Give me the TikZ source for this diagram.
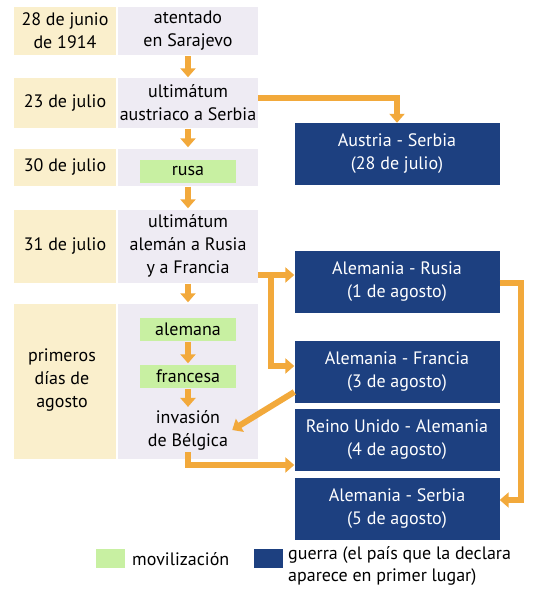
\documentclass[tikz,border=0pt]{standalone}
\usepackage{fontspec}
\setmainfont{PT Sans}
\usetikzlibrary{arrows.meta}

\definecolor{fecha}{HTML}{FAEFCC}
\definecolor{hecho}{HTML}{EEEBF3}
\definecolor{movil}{HTML}{C8F0A2}
\definecolor{guerra}{HTML}{1D4080}
\definecolor{flecha}{HTML}{F2A93B}

\tikzset{
    fechabox/.style={fill=fecha, minimum width=102pt, align=center, inner sep=0pt},
    hechobox/.style={fill=hecho, minimum width=140pt, align=center, inner sep=0pt},
    movbox/.style={fill=movil, minimum width=96pt, minimum height=23pt, inner sep=0pt},
    guerrabox/.style={fill=guerra, text=white, minimum width=205pt, minimum height=62pt, align=center, inner sep=0pt},
    flow/.style={draw=flecha, line width=6pt, -{Triangle[length=9pt,width=15pt]}},
    bajada/.style={flow, shorten <=1pt, shorten >=1pt}
}

\begin{document}
\begin{tikzpicture}[x=1pt, y=-1pt, font=\fontsize{18}{23}\selectfont]
    \useasboundingbox (0,0) rectangle (538,599);

    % fechas
    \node[fechabox, minimum height=48pt] (f1) at (65,31) {28 de junio\\de 1914};
    \node[fechabox, minimum height=49pt] (f2) at (65,103) {23 de julio};
    \node[fechabox, minimum height=37pt] (f3) at (65,167) {30 de julio};
    \node[fechabox, minimum height=73pt] (f4) at (65,246) {31 de julio};
    \node[fechabox, minimum height=155pt] (f5) at (65,381) {};
    \node[align=center] (f5txt) at (62,380) {primeros\\días de\\agosto};

    % hechos
    \node[hechobox, minimum height=48pt] (h1) at (188,31) {atentado\\en Sarajevo};
    \node[hechobox, minimum height=49pt] (h2) at (188,103) {ultimátum\\austriaco a Serbia};
    \node[hechobox, minimum height=37pt] (h3) at (188,167) {};
    \node[hechobox, minimum height=73pt] (h4) at (188,246) {ultimátum\\alemán a Rusia\\y a Francia};
    \node[hechobox, minimum height=155pt] (h5) at (188,381) {};

    \node[movbox] (rusa) at (188,171) {rusa};
    \node[movbox] (alemana) at (188,329) {alemana};
    \node[movbox] (francesa) at (188,376) {francesa};
    \node[align=center, inner sep=2pt] (belgica) at (188,430) {invasión\\de Bélgica};

    % guerras
    \node[guerrabox] (aus) at (397,154) {Austria - Serbia\\(28 de julio)};
    \node[guerrabox] (rus) at (397,282) {Alemania - Rusia\\(1 de agosto)};
    \node[guerrabox] (fra) at (397,372) {Alemania - Francia\\(3 de agosto)};
    \node[guerrabox] (uk) at (397,440) {Reino Unido - Alemania\\(4 de agosto)};
    \node[guerrabox] (ser) at (397,509) {Alemania - Serbia\\(5 de agosto)};

    \draw[bajada] (h1) -- (h2);
    \draw[bajada] (h2) -- (h3);
    \draw[bajada] (h3) -- (h4);
    \draw[bajada] (h4) -- (h5);
    \draw[bajada] (alemana) -- (francesa);
    \draw[bajada] (francesa) -- (belgica);

    \draw[flow] ([yshift=5pt]h2.east) -| (aus.north);
    \coordinate (s4) at ([yshift=-29pt]h4.east);
    \draw[flow] (s4) -- (s4 -| rus.west);
    \draw[flow, -] ([xshift=13pt]s4) -- ++(0,4);
    \draw[flow] ([xshift=13pt]s4) |- ([yshift=6pt]fra.west);
    \draw[flow] ([yshift=-1pt]rus.east) -- ++(21,0) |- ([yshift=9pt]ser.east);
    \draw[flow] ([yshift=-20pt]fra.west) -- ([xshift=2pt]belgica.east);
    \draw[flow] (belgica.south) |- ([yshift=-25pt]uk.west);

    % leyenda
    \node[fill=movil, minimum width=29pt, minimum height=19pt, inner sep=0pt] (leymov) at (110,558) {};
    \node[anchor=west, inner sep=0pt] (txtmov) at (132,559) {movilización};
    \node[fill=guerra, minimum width=29pt, minimum height=19pt, inner sep=0pt] (leyguerra) at (268,558) {};
    \node[anchor=north west, align=left, inner sep=0pt, font=\fontsize{18}{22}\selectfont] (txtguerra) at (288,546) {guerra (el país que la declara\\aparece en primer lugar)};
\end{tikzpicture}
\end{document}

* * * *

» **Task brief**:
Copy out every line of the material above exactly, skipping the pictures.

» **Answer to this task**:
Give me the TikZ source for this diagram.
\documentclass[tikz,border=0pt]{standalone}
\usepackage{fontspec}
\setmainfont{PT Sans}
\usetikzlibrary{arrows.meta}

\definecolor{fecha}{HTML}{FAEFCC}
\definecolor{hecho}{HTML}{EEEBF3}
\definecolor{movil}{HTML}{C8F0A2}
\definecolor{guerra}{HTML}{1D4080}
\definecolor{flecha}{HTML}{F2A93B}

\tikzset{
    fechabox/.style={fill=fecha, minimum width=102pt, align=center, inner sep=0pt},
    hechobox/.style={fill=hecho, minimum width=140pt, align=center, inner sep=0pt},
    movbox/.style={fill=movil, minimum width=96pt, minimum height=23pt, inner sep=0pt},
    guerrabox/.style={fill=guerra, text=white, minimum width=205pt, minimum height=62pt, align=center, inner sep=0pt},
    flow/.style={draw=flecha, line width=6pt, -{Triangle[length=9pt,width=15pt]}},
    bajada/.style={flow, shorten <=1pt, shorten >=1pt}
}

\begin{document}
\begin{tikzpicture}[x=1pt, y=-1pt, font=\fontsize{18}{23}\selectfont]
    \useasboundingbox (0,0) rectangle (538,599);

    % fechas
    \node[fechabox, minimum height=48pt] (f1) at (65,31) {28 de junio\\de 1914};
    \node[fechabox, minimum height=49pt] (f2) at (65,103) {23 de julio};
    \node[fechabox, minimum height=37pt] (f3) at (65,167) {30 de julio};
    \node[fechabox, minimum height=73pt] (f4) at (65,246) {31 de julio};
    \node[fechabox, minimum height=155pt] (f5) at (65,381) {};
    \node[align=center] (f5txt) at (62,380) {primeros\\días de\\agosto};

    % hechos
    \node[hechobox, minimum height=48pt] (h1) at (188,31) {atentado\\en Sarajevo};
    \node[hechobox, minimum height=49pt] (h2) at (188,103) {ultimátum\\austriaco a Serbia};
    \node[hechobox, minimum height=37pt] (h3) at (188,167) {};
    \node[hechobox, minimum height=73pt] (h4) at (188,246) {ultimátum\\alemán a Rusia\\y a Francia};
    \node[hechobox, minimum height=155pt] (h5) at (188,381) {};

    \node[movbox] (rusa) at (188,171) {rusa};
    \node[movbox] (alemana) at (188,329) {alemana};
    \node[movbox] (francesa) at (188,376) {francesa};
    \node[align=center, inner sep=2pt] (belgica) at (188,430) {invasión\\de Bélgica};

    % guerras
    \node[guerrabox] (aus) at (397,154) {Austria - Serbia\\(28 de julio)};
    \node[guerrabox] (rus) at (397,282) {Alemania - Rusia\\(1 de agosto)};
    \node[guerrabox] (fra) at (397,372) {Alemania - Francia\\(3 de agosto)};
    \node[guerrabox] (uk) at (397,440) {Reino Unido - Alemania\\(4 de agosto)};
    \node[guerrabox] (ser) at (397,509) {Alemania - Serbia\\(5 de agosto)};

    \draw[bajada] (h1) -- (h2);
    \draw[bajada] (h2) -- (h3);
    \draw[bajada] (h3) -- (h4);
    \draw[bajada] (h4) -- (h5);
    \draw[bajada] (alemana) -- (francesa);
    \draw[bajada] (francesa) -- (belgica);

    \draw[flow] ([yshift=5pt]h2.east) -| (aus.north);
    \coordinate (s4) at ([yshift=-29pt]h4.east);
    \draw[flow] (s4) -- (s4 -| rus.west);
    \draw[flow, -] ([xshift=13pt]s4) -- ++(0,4);
    \draw[flow] ([xshift=13pt]s4) |- ([yshift=6pt]fra.west);
    \draw[flow] ([yshift=-1pt]rus.east) -- ++(21,0) |- ([yshift=9pt]ser.east);
    \draw[flow] ([yshift=-20pt]fra.west) -- ([xshift=2pt]belgica.east);
    \draw[flow] (belgica.south) |- ([yshift=-25pt]uk.west);

    % leyenda
    \node[fill=movil, minimum width=29pt, minimum height=19pt, inner sep=0pt] (leymov) at (110,558) {};
    \node[anchor=west, inner sep=0pt] (txtmov) at (132,559) {movilización};
    \node[fill=guerra, minimum width=29pt, minimum height=19pt, inner sep=0pt] (leyguerra) at (268,558) {};
    \node[anchor=north west, align=left, inner sep=0pt, font=\fontsize{18}{22}\selectfont] (txtguerra) at (288,546) {guerra (el país que la declara\\aparece en primer lugar)};
\end{tikzpicture}
\end{document}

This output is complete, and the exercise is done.